Historically, Democrats and Republicans in North Carolina and across the country have been accused of drawing maps that presuppose outcomes to help their electoral chances, a practice also known as "gerrymandering."



Gerrymandering: What is it and how does it hurt voters?



Complaints about partisan gerrymandering almost always arise when one party controls the redistricting process and has the ability to maximize the seats it holds in a state legislature or its state's congressional delegation. Republicans, however, have been under intense scrutiny since becoming the Tar Heel State's majority party in 2010.



Several times in the last decade, courts have thrown out their maps after voting rights groups successfully argued they were unconstitutional. Before the courts intervened, Republicans held 10 of 13 congressional districts in a state that tends to have closely decided statewide elections. Likewise in the General Assembly, Republicans held comfortable majorities in the House and Senate and even held veto-proof super-majorities from 2012-2018. In the 2020 election, new maps kept those majorities in the House and Senate, but the congressional delegation went eight Republicans and five Democrats.

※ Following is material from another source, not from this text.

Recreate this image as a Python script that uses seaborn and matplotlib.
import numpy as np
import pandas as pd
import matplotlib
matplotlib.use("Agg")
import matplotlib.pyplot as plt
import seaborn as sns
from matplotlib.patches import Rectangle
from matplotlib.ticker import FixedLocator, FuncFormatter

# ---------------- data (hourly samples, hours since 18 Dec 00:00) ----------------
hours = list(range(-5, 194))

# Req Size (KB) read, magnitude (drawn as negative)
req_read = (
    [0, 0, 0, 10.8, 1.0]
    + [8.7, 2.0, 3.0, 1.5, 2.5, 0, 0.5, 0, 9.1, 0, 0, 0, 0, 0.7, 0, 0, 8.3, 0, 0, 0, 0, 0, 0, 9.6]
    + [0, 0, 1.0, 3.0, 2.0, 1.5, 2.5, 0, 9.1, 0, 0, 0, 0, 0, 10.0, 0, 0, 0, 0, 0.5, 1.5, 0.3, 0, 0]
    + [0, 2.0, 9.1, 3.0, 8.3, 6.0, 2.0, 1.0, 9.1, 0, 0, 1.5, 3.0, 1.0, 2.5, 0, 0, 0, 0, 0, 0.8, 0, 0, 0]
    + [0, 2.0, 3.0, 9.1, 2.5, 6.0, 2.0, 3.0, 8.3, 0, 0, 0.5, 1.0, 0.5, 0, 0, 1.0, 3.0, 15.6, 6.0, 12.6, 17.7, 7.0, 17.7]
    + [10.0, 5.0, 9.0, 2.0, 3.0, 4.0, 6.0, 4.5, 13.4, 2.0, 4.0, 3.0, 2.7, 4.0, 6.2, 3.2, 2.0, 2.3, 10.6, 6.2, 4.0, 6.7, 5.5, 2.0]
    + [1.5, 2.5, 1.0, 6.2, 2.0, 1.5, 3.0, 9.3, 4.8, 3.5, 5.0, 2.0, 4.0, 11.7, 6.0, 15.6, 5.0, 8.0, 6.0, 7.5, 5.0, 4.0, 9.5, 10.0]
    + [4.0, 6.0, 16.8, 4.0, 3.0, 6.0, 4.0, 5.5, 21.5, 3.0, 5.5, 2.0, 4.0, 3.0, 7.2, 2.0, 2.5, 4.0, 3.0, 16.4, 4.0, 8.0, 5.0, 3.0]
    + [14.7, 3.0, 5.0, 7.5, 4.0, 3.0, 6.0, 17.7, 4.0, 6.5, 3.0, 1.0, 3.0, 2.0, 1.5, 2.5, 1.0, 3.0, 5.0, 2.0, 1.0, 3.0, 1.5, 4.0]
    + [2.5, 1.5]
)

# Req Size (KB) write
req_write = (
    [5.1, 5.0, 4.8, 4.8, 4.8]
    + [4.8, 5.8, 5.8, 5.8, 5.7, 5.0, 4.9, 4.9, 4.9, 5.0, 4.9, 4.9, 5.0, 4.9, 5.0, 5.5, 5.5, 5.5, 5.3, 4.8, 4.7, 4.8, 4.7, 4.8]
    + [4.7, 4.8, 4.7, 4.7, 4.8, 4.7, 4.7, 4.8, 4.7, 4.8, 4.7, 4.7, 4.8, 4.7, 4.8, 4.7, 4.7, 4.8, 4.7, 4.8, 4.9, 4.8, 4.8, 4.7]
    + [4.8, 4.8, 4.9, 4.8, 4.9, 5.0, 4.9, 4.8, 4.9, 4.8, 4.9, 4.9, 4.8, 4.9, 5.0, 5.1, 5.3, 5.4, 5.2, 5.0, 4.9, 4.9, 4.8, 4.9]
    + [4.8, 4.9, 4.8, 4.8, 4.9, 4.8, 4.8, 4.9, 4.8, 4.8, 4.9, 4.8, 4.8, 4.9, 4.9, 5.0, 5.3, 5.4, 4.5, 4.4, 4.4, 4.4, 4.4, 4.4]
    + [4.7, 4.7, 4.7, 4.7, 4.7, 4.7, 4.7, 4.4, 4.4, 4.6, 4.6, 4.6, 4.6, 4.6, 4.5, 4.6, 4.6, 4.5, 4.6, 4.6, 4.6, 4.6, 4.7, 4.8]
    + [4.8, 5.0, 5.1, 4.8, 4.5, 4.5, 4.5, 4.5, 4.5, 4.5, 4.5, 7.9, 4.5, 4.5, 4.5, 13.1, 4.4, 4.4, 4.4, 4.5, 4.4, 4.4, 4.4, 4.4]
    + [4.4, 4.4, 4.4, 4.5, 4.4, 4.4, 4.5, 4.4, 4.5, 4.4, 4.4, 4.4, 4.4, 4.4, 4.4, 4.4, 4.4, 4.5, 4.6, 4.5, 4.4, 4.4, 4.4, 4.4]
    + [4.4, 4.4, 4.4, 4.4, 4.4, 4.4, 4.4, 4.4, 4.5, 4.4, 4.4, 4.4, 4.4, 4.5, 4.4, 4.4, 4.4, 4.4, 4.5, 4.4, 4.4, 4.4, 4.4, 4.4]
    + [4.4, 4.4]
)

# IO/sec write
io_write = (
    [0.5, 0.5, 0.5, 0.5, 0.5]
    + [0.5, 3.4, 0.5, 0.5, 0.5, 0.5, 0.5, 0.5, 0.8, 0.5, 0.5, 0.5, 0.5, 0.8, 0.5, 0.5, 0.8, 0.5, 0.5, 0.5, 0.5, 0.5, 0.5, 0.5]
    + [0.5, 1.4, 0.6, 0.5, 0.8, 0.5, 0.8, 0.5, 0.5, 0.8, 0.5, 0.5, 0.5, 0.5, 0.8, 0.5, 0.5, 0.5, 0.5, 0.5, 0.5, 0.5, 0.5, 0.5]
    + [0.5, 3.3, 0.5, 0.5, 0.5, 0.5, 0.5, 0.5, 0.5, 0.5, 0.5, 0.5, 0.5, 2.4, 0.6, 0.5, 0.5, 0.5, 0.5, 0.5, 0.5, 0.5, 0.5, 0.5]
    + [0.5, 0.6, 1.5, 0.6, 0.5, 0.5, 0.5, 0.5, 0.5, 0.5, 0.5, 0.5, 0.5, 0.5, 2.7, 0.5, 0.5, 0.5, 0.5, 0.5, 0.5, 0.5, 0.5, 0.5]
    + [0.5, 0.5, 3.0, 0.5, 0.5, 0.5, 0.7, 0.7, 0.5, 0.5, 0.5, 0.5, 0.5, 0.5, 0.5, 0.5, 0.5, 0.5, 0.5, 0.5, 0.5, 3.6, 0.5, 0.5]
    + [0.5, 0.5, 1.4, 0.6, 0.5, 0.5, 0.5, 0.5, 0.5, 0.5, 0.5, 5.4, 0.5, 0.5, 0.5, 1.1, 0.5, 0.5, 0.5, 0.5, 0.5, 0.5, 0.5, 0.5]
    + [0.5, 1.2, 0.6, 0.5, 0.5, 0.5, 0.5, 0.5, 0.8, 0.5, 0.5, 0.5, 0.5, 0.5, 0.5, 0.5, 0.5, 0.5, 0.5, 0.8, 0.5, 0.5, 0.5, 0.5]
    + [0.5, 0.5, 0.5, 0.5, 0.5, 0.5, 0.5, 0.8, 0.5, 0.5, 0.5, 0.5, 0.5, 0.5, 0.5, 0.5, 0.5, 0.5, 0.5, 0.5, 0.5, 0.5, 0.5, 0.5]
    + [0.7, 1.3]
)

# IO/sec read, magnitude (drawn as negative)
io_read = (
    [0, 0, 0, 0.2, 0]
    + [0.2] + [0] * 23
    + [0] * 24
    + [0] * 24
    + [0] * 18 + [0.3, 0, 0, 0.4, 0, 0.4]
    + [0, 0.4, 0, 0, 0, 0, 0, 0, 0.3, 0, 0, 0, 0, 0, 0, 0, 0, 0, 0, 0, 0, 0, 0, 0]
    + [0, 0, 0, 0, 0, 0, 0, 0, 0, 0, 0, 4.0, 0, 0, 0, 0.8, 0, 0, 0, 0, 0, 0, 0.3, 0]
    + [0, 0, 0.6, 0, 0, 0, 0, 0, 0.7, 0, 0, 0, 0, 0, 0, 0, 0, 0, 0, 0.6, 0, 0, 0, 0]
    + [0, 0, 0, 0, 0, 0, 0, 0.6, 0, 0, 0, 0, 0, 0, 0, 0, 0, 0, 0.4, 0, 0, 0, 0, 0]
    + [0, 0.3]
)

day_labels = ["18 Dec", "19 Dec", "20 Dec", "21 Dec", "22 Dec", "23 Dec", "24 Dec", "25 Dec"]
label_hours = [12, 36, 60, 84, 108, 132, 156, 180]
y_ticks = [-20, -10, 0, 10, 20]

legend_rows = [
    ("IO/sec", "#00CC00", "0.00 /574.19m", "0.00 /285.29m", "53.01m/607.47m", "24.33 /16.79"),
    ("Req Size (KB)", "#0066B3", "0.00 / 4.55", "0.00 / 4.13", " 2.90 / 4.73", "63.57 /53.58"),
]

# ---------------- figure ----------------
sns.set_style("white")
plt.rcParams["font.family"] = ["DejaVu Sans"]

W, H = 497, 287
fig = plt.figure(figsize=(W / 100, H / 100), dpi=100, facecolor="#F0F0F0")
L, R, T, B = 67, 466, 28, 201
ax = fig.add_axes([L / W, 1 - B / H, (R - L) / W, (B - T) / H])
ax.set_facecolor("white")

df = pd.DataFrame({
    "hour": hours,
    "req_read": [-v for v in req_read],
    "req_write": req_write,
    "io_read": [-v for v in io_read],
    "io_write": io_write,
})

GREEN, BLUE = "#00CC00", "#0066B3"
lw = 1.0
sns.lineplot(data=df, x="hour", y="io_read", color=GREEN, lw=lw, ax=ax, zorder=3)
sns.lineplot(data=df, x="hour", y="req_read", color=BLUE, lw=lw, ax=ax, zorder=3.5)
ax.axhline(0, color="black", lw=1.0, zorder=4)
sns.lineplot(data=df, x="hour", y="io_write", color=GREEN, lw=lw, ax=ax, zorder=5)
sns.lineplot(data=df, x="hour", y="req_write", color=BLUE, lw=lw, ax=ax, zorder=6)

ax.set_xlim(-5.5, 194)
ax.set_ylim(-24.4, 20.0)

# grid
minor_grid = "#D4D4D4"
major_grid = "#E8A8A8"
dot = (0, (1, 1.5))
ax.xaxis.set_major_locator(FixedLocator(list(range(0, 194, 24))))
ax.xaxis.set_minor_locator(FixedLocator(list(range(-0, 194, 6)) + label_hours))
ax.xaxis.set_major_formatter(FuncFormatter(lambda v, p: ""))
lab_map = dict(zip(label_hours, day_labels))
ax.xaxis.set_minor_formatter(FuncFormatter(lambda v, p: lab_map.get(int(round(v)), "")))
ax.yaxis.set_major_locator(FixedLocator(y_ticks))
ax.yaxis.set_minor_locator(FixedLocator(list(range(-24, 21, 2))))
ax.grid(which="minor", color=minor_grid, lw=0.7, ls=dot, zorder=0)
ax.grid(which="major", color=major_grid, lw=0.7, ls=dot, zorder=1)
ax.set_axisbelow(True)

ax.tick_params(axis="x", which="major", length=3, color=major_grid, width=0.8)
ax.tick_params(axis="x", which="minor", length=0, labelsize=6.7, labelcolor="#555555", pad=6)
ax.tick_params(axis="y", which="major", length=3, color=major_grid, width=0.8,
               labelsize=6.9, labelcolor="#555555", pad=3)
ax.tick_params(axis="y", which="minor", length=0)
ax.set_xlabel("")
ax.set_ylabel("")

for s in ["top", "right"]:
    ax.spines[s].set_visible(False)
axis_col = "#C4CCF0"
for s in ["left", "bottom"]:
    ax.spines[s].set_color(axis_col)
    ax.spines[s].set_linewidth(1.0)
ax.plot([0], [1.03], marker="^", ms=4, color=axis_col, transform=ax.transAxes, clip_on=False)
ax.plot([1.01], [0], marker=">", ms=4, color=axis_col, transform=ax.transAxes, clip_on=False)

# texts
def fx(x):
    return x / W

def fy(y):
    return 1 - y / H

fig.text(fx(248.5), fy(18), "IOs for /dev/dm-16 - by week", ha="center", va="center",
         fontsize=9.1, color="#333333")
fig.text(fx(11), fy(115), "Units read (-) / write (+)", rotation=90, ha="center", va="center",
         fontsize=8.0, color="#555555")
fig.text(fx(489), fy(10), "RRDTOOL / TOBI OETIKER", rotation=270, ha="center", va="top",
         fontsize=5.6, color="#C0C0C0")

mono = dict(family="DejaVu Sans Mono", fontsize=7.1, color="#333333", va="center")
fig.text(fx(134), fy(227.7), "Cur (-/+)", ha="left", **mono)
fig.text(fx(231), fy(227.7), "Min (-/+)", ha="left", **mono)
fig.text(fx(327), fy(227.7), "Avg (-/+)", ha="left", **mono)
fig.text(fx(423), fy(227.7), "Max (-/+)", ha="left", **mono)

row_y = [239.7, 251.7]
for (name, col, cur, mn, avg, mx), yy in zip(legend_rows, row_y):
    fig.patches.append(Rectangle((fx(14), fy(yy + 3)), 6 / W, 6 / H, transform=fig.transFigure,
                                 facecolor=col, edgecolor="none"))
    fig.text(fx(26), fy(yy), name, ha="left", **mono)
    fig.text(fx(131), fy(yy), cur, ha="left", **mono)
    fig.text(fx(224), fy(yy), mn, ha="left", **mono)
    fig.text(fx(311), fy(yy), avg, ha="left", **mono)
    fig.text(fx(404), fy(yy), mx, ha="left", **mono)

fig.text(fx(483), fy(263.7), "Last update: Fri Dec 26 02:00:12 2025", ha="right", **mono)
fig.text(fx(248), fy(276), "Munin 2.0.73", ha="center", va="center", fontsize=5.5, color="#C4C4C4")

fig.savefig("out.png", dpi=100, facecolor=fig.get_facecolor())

Indeed, federal courts have also weighed into North Carolina's gerrymandering issues, including a Court of Appeals' decision deriding the gerrymanders as racially motivated and ordering new maps.



The U.S. Supreme Court ultimately affirmed that ruling, but a separate case involving North Carolina a few years later ushered in a new precedent specifically for partisan redistricting, and not based on race. In that landmark decision in 201, the 5-4 majority ruled federal judges should stay out of state redistricting issues.

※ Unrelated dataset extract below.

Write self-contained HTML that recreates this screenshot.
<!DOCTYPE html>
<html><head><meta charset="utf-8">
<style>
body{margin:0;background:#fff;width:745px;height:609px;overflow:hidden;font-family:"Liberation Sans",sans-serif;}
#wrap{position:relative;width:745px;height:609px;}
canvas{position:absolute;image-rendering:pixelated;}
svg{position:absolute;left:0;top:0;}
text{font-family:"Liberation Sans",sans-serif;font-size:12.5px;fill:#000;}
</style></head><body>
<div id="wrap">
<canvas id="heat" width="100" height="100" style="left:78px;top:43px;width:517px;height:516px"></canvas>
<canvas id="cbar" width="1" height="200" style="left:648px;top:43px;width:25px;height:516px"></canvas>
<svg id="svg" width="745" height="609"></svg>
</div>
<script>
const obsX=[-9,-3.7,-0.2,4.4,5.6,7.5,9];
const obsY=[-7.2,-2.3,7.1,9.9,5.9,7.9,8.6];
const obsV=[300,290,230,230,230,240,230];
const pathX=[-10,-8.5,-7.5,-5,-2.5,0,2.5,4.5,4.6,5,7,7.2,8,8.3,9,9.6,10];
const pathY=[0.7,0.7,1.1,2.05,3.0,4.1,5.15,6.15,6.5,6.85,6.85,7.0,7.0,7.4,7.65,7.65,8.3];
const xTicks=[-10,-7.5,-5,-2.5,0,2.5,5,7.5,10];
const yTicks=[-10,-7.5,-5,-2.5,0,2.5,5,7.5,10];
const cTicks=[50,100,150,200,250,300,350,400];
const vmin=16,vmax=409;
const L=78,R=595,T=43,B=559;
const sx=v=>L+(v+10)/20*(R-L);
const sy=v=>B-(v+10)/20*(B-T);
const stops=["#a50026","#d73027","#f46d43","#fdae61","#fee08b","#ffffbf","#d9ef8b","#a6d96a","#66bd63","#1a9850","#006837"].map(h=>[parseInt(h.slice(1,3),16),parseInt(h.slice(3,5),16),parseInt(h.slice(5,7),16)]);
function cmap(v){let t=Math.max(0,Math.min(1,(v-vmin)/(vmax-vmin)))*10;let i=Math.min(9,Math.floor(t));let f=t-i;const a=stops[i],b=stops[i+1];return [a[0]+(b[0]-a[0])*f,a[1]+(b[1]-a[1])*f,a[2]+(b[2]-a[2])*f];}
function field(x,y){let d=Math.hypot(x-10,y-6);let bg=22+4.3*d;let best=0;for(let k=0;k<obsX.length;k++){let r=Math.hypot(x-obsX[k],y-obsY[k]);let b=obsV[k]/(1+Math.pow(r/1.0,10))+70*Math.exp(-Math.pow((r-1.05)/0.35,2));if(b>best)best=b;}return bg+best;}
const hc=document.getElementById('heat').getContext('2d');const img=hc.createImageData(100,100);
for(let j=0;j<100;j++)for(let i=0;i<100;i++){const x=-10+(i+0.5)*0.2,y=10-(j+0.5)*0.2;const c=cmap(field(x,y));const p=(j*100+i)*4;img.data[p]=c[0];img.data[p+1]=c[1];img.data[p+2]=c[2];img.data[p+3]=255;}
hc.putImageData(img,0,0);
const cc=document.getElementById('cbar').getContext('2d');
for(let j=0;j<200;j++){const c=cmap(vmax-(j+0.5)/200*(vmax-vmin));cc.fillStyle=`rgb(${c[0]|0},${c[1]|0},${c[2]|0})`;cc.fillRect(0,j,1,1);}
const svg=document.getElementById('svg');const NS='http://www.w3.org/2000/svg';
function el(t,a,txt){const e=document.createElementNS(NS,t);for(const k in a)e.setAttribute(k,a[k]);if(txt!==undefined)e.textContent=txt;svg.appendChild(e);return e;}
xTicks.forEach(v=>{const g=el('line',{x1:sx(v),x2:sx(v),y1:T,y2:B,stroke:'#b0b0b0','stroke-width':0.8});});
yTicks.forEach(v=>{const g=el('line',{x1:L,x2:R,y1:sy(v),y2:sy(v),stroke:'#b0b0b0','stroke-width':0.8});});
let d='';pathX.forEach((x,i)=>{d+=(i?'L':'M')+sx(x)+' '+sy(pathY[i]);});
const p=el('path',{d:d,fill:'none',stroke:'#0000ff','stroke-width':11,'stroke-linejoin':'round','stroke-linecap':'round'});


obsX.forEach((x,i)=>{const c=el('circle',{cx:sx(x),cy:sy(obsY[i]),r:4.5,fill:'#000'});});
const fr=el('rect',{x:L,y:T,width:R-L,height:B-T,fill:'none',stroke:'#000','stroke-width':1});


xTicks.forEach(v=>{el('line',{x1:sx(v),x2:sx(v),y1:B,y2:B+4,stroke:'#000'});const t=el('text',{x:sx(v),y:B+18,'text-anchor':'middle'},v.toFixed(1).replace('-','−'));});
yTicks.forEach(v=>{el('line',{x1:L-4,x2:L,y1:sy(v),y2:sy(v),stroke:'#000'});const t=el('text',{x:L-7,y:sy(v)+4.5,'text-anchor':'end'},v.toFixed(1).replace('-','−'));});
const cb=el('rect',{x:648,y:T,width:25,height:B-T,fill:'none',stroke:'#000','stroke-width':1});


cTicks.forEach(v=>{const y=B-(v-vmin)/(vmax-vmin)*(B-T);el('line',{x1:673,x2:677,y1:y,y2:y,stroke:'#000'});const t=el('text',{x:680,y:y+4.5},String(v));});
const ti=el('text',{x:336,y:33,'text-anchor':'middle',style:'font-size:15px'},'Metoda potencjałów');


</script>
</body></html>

"What the appellees and dissent seek is an unprecedented expansion of judicial power," wrote Justice John Roberts, and he added that voters and elected officials should be the arbiters of what they consider a political dispute.



IMPACT ON 2022 MIDTERMS



Despite the SCOTUS decision, legal fights remain in the North Carolina Supreme Court over whether partisan gerrymandering violates the state constitution.



"Lawmakers' supposed 'race-blind' redistricting process is rigged to reduce the strength of our votes, silence our voices, and negate decades of struggle and sacrifice for fairer maps," said Deborah Dicks Maxwell, President of the North Carolina NAACP. "You can't represent all of North Carolina if you claim not to see us."

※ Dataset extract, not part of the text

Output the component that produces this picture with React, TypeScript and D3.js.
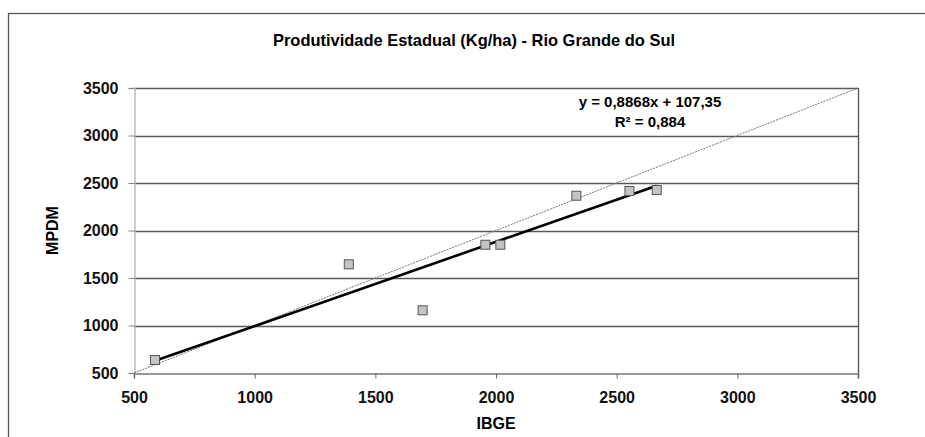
import * as d3 from "d3";
import { useRef, useEffect } from "react";

const ibge = [587, 1390, 1696, 1956, 2018, 2333, 2553, 2666];
const mpdm = [637, 1644, 1160, 1850, 1850, 2366, 2416, 2426];
const tickValues = [500, 1000, 1500, 2000, 2500, 3000, 3500];
const slope = 0.8868;
const intercept = 107.35;
const titleText = "Produtividade Estadual (Kg/ha) - Rio Grande do Sul";
const eqText = "y = 0,8868x + 107,35";
const r2Text = "R² = 0,884";

export default function App() {
  const width = 925;
  const height = 437;
  const marginLeft = 134;
  const marginRight = 67;
  const marginTop = 88;
  const marginBottom = 64;
  const font = "'Liberation Sans', Arial, sans-serif";

  const ref = useRef(null);
  useEffect((): void => {
    if (!ref.current) return;
    const svg = d3.select(ref.current);
    svg.selectAll("*").remove();

    const x = d3.scaleLinear([500, 3500], [marginLeft, width - marginRight]);
    const y = d3.scaleLinear([500, 3500], [height - marginBottom, marginTop]);

    svg.append("rect").attr("width", width).attr("height", height).attr("fill", "#fff");

    // outer chart frame (cut off at right / bottom)
    svg
      .append("rect")
      .attr("x", 8.5)
      .attr("y", 13.5)
      .attr("width", 960)
      .attr("height", 480)
      .attr("fill", "none")
      .attr("stroke", "#555")
      .attr("stroke-width", 1.3);

    // gridlines
    svg
      .append("g")
      .selectAll("line")
      .data(tickValues.slice(1))
      .join("line")
      .attr("x1", x(500))
      .attr("x2", x(3500))
      .attr("y1", (d) => Math.round(y(d)) + 0.5)
      .attr("y2", (d) => Math.round(y(d)) + 0.5)
      .attr("stroke", "#5a5a5a")
      .attr("stroke-width", 1.4);

    // right border of plot
    svg
      .append("line")
      .attr("x1", x(3500) + 0.5)
      .attr("x2", x(3500) + 0.5)
      .attr("y1", y(3500))
      .attr("y2", y(500) + 5)
      .attr("stroke", "#5a5a5a")
      .attr("stroke-width", 1.4);

    // y axis
    const yAxis = svg
      .append("g")
      .attr("transform", `translate(${x(500) + 0.5},0)`)
      .call(d3.axisLeft(y).tickValues(tickValues).tickSize(6).tickPadding(10).tickFormat(d3.format("d")));
    yAxis.select(".domain").attr("stroke", "#b5b5b5").attr("stroke-width", 1.3);
    yAxis.selectAll(".tick line").attr("stroke", "#888");
    yAxis
      .selectAll(".tick text")
      .attr("font-family", font)
      .attr("font-size", 16)
      .attr("font-weight", "bold")
      .attr("fill", "#111");

    // x axis
    const xAxis = svg
      .append("g")
      .attr("transform", `translate(0,${y(500) + 0.5})`)
      .call(d3.axisBottom(x).tickValues(tickValues).tickSize(5).tickPadding(13).tickFormat(d3.format("d")));
    xAxis.select(".domain").attr("stroke", "#777").attr("stroke-width", 1.4);
    xAxis.selectAll(".tick line").attr("stroke", "#666");
    xAxis
      .selectAll(".tick text")
      .attr("font-family", font)
      .attr("font-size", 16)
      .attr("font-weight", "bold")
      .attr("fill", "#111");

    // y = x reference line
    svg
      .append("line")
      .attr("x1", x(500))
      .attr("y1", y(500))
      .attr("x2", x(3500))
      .attr("y2", y(3500))
      .attr("stroke", "#777")
      .attr("stroke-width", 1)
      .attr("stroke-dasharray", "2,1");

    // trendline
    const xMin = d3.min(ibge) as number;
    const xMax = d3.max(ibge) as number;
    svg
      .append("line")
      .attr("x1", x(xMin))
      .attr("y1", y(slope * xMin + intercept))
      .attr("x2", x(xMax))
      .attr("y2", y(slope * xMax + intercept))
      .attr("stroke", "#000")
      .attr("stroke-width", 2.6);

    // points
    const s = 9;
    svg
      .append("g")
      .selectAll("rect")
      .data(ibge.map((v, i) => [v, mpdm[i]]))
      .join("rect")
      .attr("x", (d) => x(d[0]) - s / 2)
      .attr("y", (d) => y(d[1]) - s / 2)
      .attr("width", s)
      .attr("height", s)
      .attr("fill", "#c4c4c4")
      .attr("stroke", "#555")
      .attr("stroke-width", 1);

    // equation
    svg
      .append("text")
      .attr("x", 650)
      .attr("y", 107)
      .attr("text-anchor", "middle")
      .attr("font-family", font)
      .attr("font-size", 15)
      .attr("font-weight", "bold")
      .text(eqText);
    svg
      .append("text")
      .attr("x", 650)
      .attr("y", 127)
      .attr("text-anchor", "middle")
      .attr("font-family", font)
      .attr("font-size", 15)
      .attr("font-weight", "bold")
      .text(r2Text);

    // title
    svg
      .append("text")
      .attr("x", 273)
      .attr("y", 46)
      .attr("font-family", font)
      .attr("font-size", 17)
      .attr("font-weight", "bold")
      .attr("textLength", 402)
      .attr("lengthAdjust", "spacingAndGlyphs")
      .text(titleText);

    // axis titles
    svg
      .append("text")
      .attr("x", (x(500) + x(3500)) / 2)
      .attr("y", 429)
      .attr("text-anchor", "middle")
      .attr("font-family", font)
      .attr("font-size", 16)
      .attr("font-weight", "bold")
      .text("IBGE");
    svg
      .append("text")
      .attr("transform", `translate(58,${(y(500) + y(3500)) / 2}) rotate(-90)`)
      .attr("text-anchor", "middle")
      .attr("font-family", font)
      .attr("font-size", 16)
      .attr("font-weight", "bold")
      .text("MPDM");
  }, []);

  return (
    <svg
      ref={ref}
      width={width}
      height={height}
      style={{ position: "absolute", left: 0, top: 0 }}
    />
  );
}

The impact of the new maps has already been felt even before filing, as longtime Democratic Congressmen David Price and G.K. Butterfield announced their retirements. Butterfield, in particular, has long represented a majority-minority district that was redrawn by North Carolina Republicans in the latest redistricting, putting his seat in jeopardy.



Democrats in the U.S. House of Representatives currently hold a slim nine-seat advantage and thus can only afford to lose four seats if they want to retain the majority. Should the existing North Carolina maps stand, that alone could wipe out at least two of those seats, including incumbent Rep. Kathy Manning from Greensboro.